## EXERCISE PROMPT
Begin with the first line and repeat exactly through the line containing "55.3, 60, 60];"; leave every image out.

## RECORDED DATA
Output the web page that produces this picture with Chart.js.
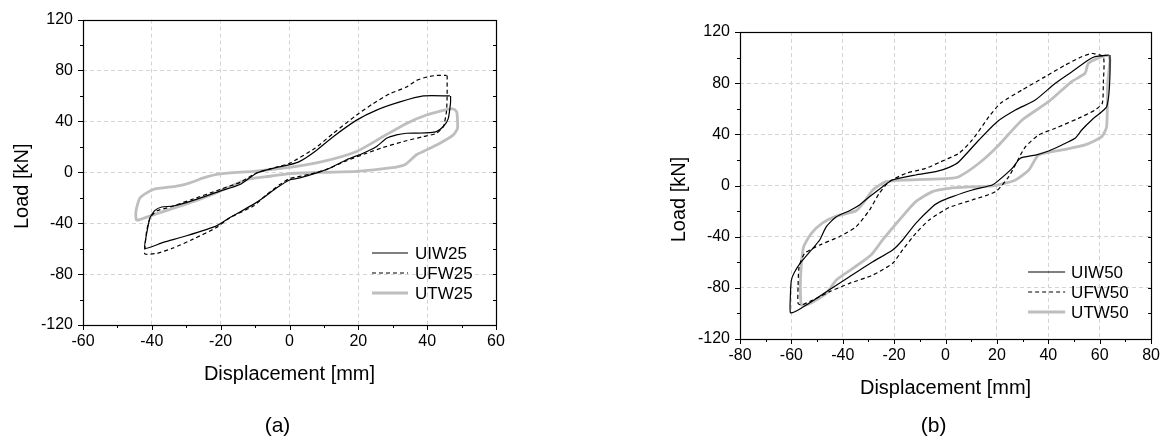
<!DOCTYPE html>
<html>
<head>
<meta charset="utf-8">
<script src="https://cdn.jsdelivr.net/npm/chart.js@4.4.0/dist/chart.umd.min.js"></script>
<style>
body { margin: 0; background: #fff; }
#wrap { position: relative; width: 1167px; height: 441px; }
canvas { position: absolute; top: 0; }
</style>
</head>
<body>
<div id="wrap">
  <canvas id="chartA" width="583" height="441" style="left:0px"></canvas>
  <canvas id="chartB" width="584" height="441" style="left:583px"></canvas>
</div>
<script>
// (a) 25 mm specimens - displacement [mm] / load [kN]
const uiw25X = [46.8, 46.8, 46.1, 44.7, 42.7, 40.8, 37, 34, 31.1, 28.2, 25.3, 21.4, 16.6, 11.8, 7.9, 3, 0, -3.7, -7.6, -10.5, -17.3, -21.2, -29.9, -36.7, -42, -41.7, -40.5, -39.1, -37.1, -33.8, -28, -20.2, -14.4, -9.5, -3.7, 0.1, 3, 7.4, 12.7, 19.5, 25.3, 32.1, 38.9, 46.6];
const uiw25Y = [60, 55, 42, 36, 32, 31.2, 30.8, 30.7, 29.4, 26.7, 20.3, 15, 9.9, 3.4, -0.5, -4.4, -6, -12.2, -20, -25.2, -35.6, -42.1, -49.9, -55.1, -59.8, -51.2, -35.6, -29.9, -27.3, -26.5, -22.1, -14.8, -9.6, -0.5, 3.9, 6, 8.6, 16.4, 28, 41, 48.9, 55.3, 60, 60];

const ufw25X = [45.8, 45.8, 45.6, 44.7, 42.7, 38.9, 33.1, 27.2, 22.4, 16.6, 11, 6, 0, -2.8, -6.6, -10.5, -17.3, -21.2, -28, -33.8, -38.6, -42, -42, -41.5, -40.5, -38.6, -34.7, -28, -20.2, -14, -10, -4, 0, 7.4, 12.7, 19.5, 24.3, 29.2, 34, 36.9, 39.8, 42.7, 45.6];
const ufw25Y = [76, 60, 47.5, 36, 30.6, 28.1, 24.2, 19.5, 15, 9.1, 2.5, -1.5, -5, -9.6, -17.4, -26.5, -35.6, -43.4, -52.5, -59.5, -63.7, -64.2, -59, -46, -35.6, -30.4, -27.3, -21, -13.5, -7.5, -1, 4, 7, 18.9, 30.6, 45, 54, 61.8, 67, 72.2, 74.8, 76.1, 76.1];

const utw25X = [47.6, 48.6, 48.8, 47.6, 43.7, 38.9, 36.9, 33.5, 29.2, 19.5, 9.8, 0, -5.7, -12.4, -20.2, -27, -34.7, -40.5, -44.4, -44.6, -43.4, -39.6, -32.8, -28.9, -25, -20.2, -10.5, 0, 9.8, 19.5, 27.2, 34, 39.8, 45.6, 47.6];
const utw25Y = [50, 47.5, 34.5, 29.4, 22.8, 16.4, 13.8, 6, 3.4, 0.8, 0, -1, -3.1, -5.7, -14.8, -22.1, -29.1, -34.3, -37.6, -30.4, -20, -13.5, -10.9, -8.3, -4.4, -1.3, 0.8, 3.9, 8.6, 16.4, 28.1, 38.4, 45, 49.3, 50];

// (b) 50 mm specimens
const uiw50X = [64, 64, 63.6, 62.7, 60.8, 56.9, 53, 50.4, 45.3, 40.1, 35, 29.1, 25.9, 20.1, 18.2, 10.4, 2.7, -2.5, -5.1, -11.6, -16.7, -20.6, -28.3, -37.4, -46.4, -54.2, -58.7, -60.4, -60.4, -60, -58.7, -56.1, -52.2, -49, -46.4, -42.5, -37.4, -33.5, -29.6, -24.5, -20.6, -11.6, -3.8, 1.4, 5.2, 13, 20.1, 27.2, 34.9, 42.7, 49.2, 55.6, 58.2, 63.6];
const uiw50Y = [102, 87.7, 72.1, 61.6, 57.7, 51.2, 43.4, 36.9, 31.7, 27, 23.8, 21.3, 13.4, 3, 0.4, -3.5, -8.7, -13, -16.6, -29.6, -42.6, -50.4, -59.6, -71.3, -83, -93.4, -98.7, -99.4, -86.9, -73.9, -67.4, -59.6, -50.4, -42.6, -32.2, -24.4, -19.7, -15.2, -8.8, -0.9, 4.3, 8.2, 10.8, 14.2, 18.6, 35.6, 49.9, 59, 66.8, 79.9, 89, 98.1, 100.7, 102];

const ufw50X = [56.9, 61.4, 61.4, 61, 58.2, 51.7, 42.7, 36.2, 31.1, 28.5, 24.6, 19.5, 10.4, 1.4, -6.4, -11.6, -16.7, -20.6, -28.3, -37.4, -45.1, -51.6, -56.1, -57.4, -57.4, -57, -54.8, -49, -41.3, -34.8, -29.6, -25.8, -21.9, -15.4, -7.7, -2.5, 5.2, 10.4, 16.9, 21.4, 29.8, 38.8, 46.6, 53, 56.9];
const ufw50Y = [103.4, 100.7, 79.9, 64.3, 59, 52.5, 44.7, 39.5, 30.3, 21.3, 6.9, -4.8, -11.3, -17.2, -27, -37.4, -50.4, -60.8, -70, -76.5, -83, -89.5, -93.4, -92.1, -79.1, -63.5, -53, -46.5, -40, -32.2, -19.2, -6.1, 3, 9.5, 13.4, 18, 25.2, 35.6, 53.8, 64.3, 74.7, 85.1, 94.2, 100.7, 103.4];

const utw50X = [63.4, 64, 63.1, 62.7, 60.8, 54.3, 45.3, 36.2, 32.4, 27.2, 19.4, 10.4, 1.4, -5.1, -11.6, -18, -24.5, -29, -36.1, -42.5, -46.4, -50.3, -54.2, -56.1, -56.5, -56.1, -55.2, -52.2, -47.7, -42.5, -34.8, -31.6, -28.3, -23.2, -15.4, 1.4, 5.2, 13, 20.1, 29.8, 40.1, 49.1, 54.3, 55.6, 60.8, 63.4];
const utw50Y = [102, 98.1, 79.9, 46, 38.2, 31.7, 27.8, 23.8, 12.1, 4.3, -0.1, -1, -2.2, -4.8, -12.6, -27, -42.6, -54.3, -64.8, -73.9, -84.3, -89.5, -93.4, -93.4, -79.1, -60.8, -47.8, -37.4, -29.1, -23.9, -19.7, -12.6, -3.5, 3, 4.3, 5.6, 6.9, 17.4, 30.3, 51.2, 65.5, 81.2, 87.7, 95.5, 100.7, 102];

// axis ranges [min, max, major step]
const xAxisA = [-60, 60, 20];
const xAxisB = [-80, 80, 20];
const yAxis = [-120, 120, 40];

const FONT = 'Arial, "Liberation Sans", sans-serif';
const GRID = '#d4d4d4';

function pts(xs, ys) {
    return xs.map((x, i) => ({ x: x, y: ys[i] }));
}

function serie(label, xs, ys, color, width, dash) {
    return {
        label: label,
        data: pts(xs, ys),
        showLine: true,
        borderColor: color,
        borderWidth: width,
        borderDash: dash,
        pointRadius: 0,
        tension: 0.2,
        fill: false
    };
}

// no grid line on the frame itself
function gridColor(c) {
    const s = c.scale;
    if (c.tick && (c.tick.value === s.min || c.tick.value === s.max)) return 'rgba(0,0,0,0)';
    return GRID;
}

// frame, minor ticks, titles, legend inside the plot
const decor = {
    id: 'decor',
    afterDraw(chart, args, o) {
        const ctx = chart.ctx;
        const a = chart.chartArea;
        const sx = chart.scales.x, sy = chart.scales.y;

        function line(x1, y1, x2, y2) {
            ctx.beginPath();
            ctx.moveTo(x1, y1);
            ctx.lineTo(x2, y2);
            ctx.stroke();
        }

        ctx.save();
        ctx.strokeStyle = '#000';
        ctx.lineWidth = 1;

        // ticks
        for (let v = sx.min; v <= sx.max + 1e-6; v += o.xStep / 2) {
            const px = Math.round(sx.getPixelForValue(v)) + 0.5;
            const major = Math.abs(v / o.xStep - Math.round(v / o.xStep)) < 1e-6;
            line(px, a.bottom, px, a.bottom + (major ? 5 : 3));
        }
        for (let v = sy.min; v <= sy.max + 1e-6; v += o.yStep / 2) {
            const py = Math.round(sy.getPixelForValue(v)) + 0.5;
            const major = Math.abs(v / o.yStep - Math.round(v / o.yStep)) < 1e-6;
            line(a.left - (major ? 5 : 3), py, a.left, py);
            line(a.right - 3, py, a.right, py);
        }

        // frame
        ctx.lineWidth = 1.2;
        ctx.strokeRect(Math.round(a.left) + 0.5, Math.round(a.top) + 0.5,
            Math.round(a.right - a.left), Math.round(a.bottom - a.top));

        // titles
        ctx.fillStyle = '#000';
        ctx.font = '20px ' + FONT;
        ctx.textAlign = 'center';
        ctx.textBaseline = 'alphabetic';
        const cx = (a.left + a.right) / 2;
        const cy = (a.top + a.bottom) / 2;
        ctx.fillText(o.xTitle, cx, a.bottom + 55);
        ctx.save();
        ctx.translate(a.left - 55, cy + 14);
        ctx.rotate(-Math.PI / 2);
        ctx.fillText(o.yTitle, 0, 0);
        ctx.restore();

        ctx.font = '21px ' + FONT;
        ctx.fillText(o.panel, cx - 12, 432);

        // legend
        ctx.font = '17px ' + FONT;
        ctx.textAlign = 'left';
        ctx.textBaseline = 'middle';
        chart.data.datasets.forEach((ds, i) => {
            const yy = a.bottom - o.legendBottom + i * 20;
            ctx.strokeStyle = ds.borderColor;
            ctx.lineWidth = ds.borderWidth;
            ctx.setLineDash(ds.borderDash || []);
            line(a.right - o.legendLine[0], yy, a.right - o.legendLine[1], yy);
            ctx.setLineDash([]);
            ctx.fillText(ds.label, a.right - o.legendText, yy + 1);
        });
        ctx.restore();
    }
};

function makeChart(id, datasets, xAxis, area, deco) {
    const ctx = document.getElementById(id).getContext('2d');
    return new Chart(ctx, {
        type: 'scatter',
        data: { datasets: datasets },
        plugins: [decor],
        options: {
            responsive: false,
            animation: false,
            devicePixelRatio: 1,
            layout: { padding: { left: 0, top: area.top, right: area.right, bottom: 0 } },
            plugins: {
                legend: { display: false },
                tooltip: { enabled: false },
                decor: deco
            },
            scales: {
                x: {
                    type: 'linear',
                    min: xAxis[0],
                    max: xAxis[1],
                    afterFit: function (s) { s.height = area.xHeight; },
                    ticks: {
                        stepSize: xAxis[2],
                        padding: 7,
                        color: '#000',
                        font: { family: FONT, size: 16 }
                    },
                    grid: { color: gridColor, lineWidth: 1, drawTicks: false },
                    border: { display: false, dash: [4, 3] }
                },
                y: {
                    type: 'linear',
                    min: yAxis[0],
                    max: yAxis[1],
                    afterFit: function (s) { s.width = area.yWidth; },
                    ticks: {
                        stepSize: yAxis[2],
                        padding: 10,
                        color: '#000',
                        font: { family: FONT, size: 16 }
                    },
                    grid: { color: gridColor, lineWidth: 1, drawTicks: false },
                    border: { display: false, dash: [4, 3] }
                }
            }
        }
    });
}

const GREY = '#bebebe';

makeChart('chartA', [
    serie('UIW25', uiw25X, uiw25Y, '#000', 1.2, []),
    serie('UFW25', ufw25X, ufw25Y, '#000', 1.2, [4, 3]),
    serie('UTW25', utw25X, utw25Y, GREY, 2.8, [])
], xAxisA, { top: 17, right: 87, yWidth: 83, xHeight: 116 }, {
    xStep: xAxisA[2], yStep: yAxis[2],
    xTitle: 'Displacement [mm]', yTitle: 'Load [kN]', panel: '(a)',
    legendBottom: 72, legendLine: [124, 88], legendText: 81
});

makeChart('chartB', [
    serie('UIW50', uiw50X, uiw50Y, '#000', 1.2, []),
    serie('UFW50', ufw50X, ufw50Y, '#000', 1.2, [4, 3]),
    serie('UTW50', utw50X, utw50Y, GREY, 2.8, [])
], xAxisB, { top: 32, right: 14, yWidth: 157, xHeight: 102 }, {
    xStep: xAxisB[2], yStep: yAxis[2],
    xTitle: 'Displacement [mm]', yTitle: 'Load [kN]', panel: '(b)',
    legendBottom: 67, legendLine: [123, 86], legendText: 80
});
</script>
</body>
</html>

## WORKED SOLUTION
Output the web page that produces this picture with Chart.js.
<!DOCTYPE html>
<html>
<head>
<meta charset="utf-8">
<script src="https://cdn.jsdelivr.net/npm/chart.js@4.4.0/dist/chart.umd.min.js"></script>
<style>
body { margin: 0; background: #fff; }
#wrap { position: relative; width: 1167px; height: 441px; }
canvas { position: absolute; top: 0; }
</style>
</head>
<body>
<div id="wrap">
  <canvas id="chartA" width="583" height="441" style="left:0px"></canvas>
  <canvas id="chartB" width="584" height="441" style="left:583px"></canvas>
</div>
<script>
// (a) 25 mm specimens - displacement [mm] / load [kN]
const uiw25X = [46.8, 46.8, 46.1, 44.7, 42.7, 40.8, 37, 34, 31.1, 28.2, 25.3, 21.4, 16.6, 11.8, 7.9, 3, 0, -3.7, -7.6, -10.5, -17.3, -21.2, -29.9, -36.7, -42, -41.7, -40.5, -39.1, -37.1, -33.8, -28, -20.2, -14.4, -9.5, -3.7, 0.1, 3, 7.4, 12.7, 19.5, 25.3, 32.1, 38.9, 46.6];
const uiw25Y = [60, 55, 42, 36, 32, 31.2, 30.8, 30.7, 29.4, 26.7, 20.3, 15, 9.9, 3.4, -0.5, -4.4, -6, -12.2, -20, -25.2, -35.6, -42.1, -49.9, -55.1, -59.8, -51.2, -35.6, -29.9, -27.3, -26.5, -22.1, -14.8, -9.6, -0.5, 3.9, 6, 8.6, 16.4, 28, 41, 48.9, 55.3, 60, 60];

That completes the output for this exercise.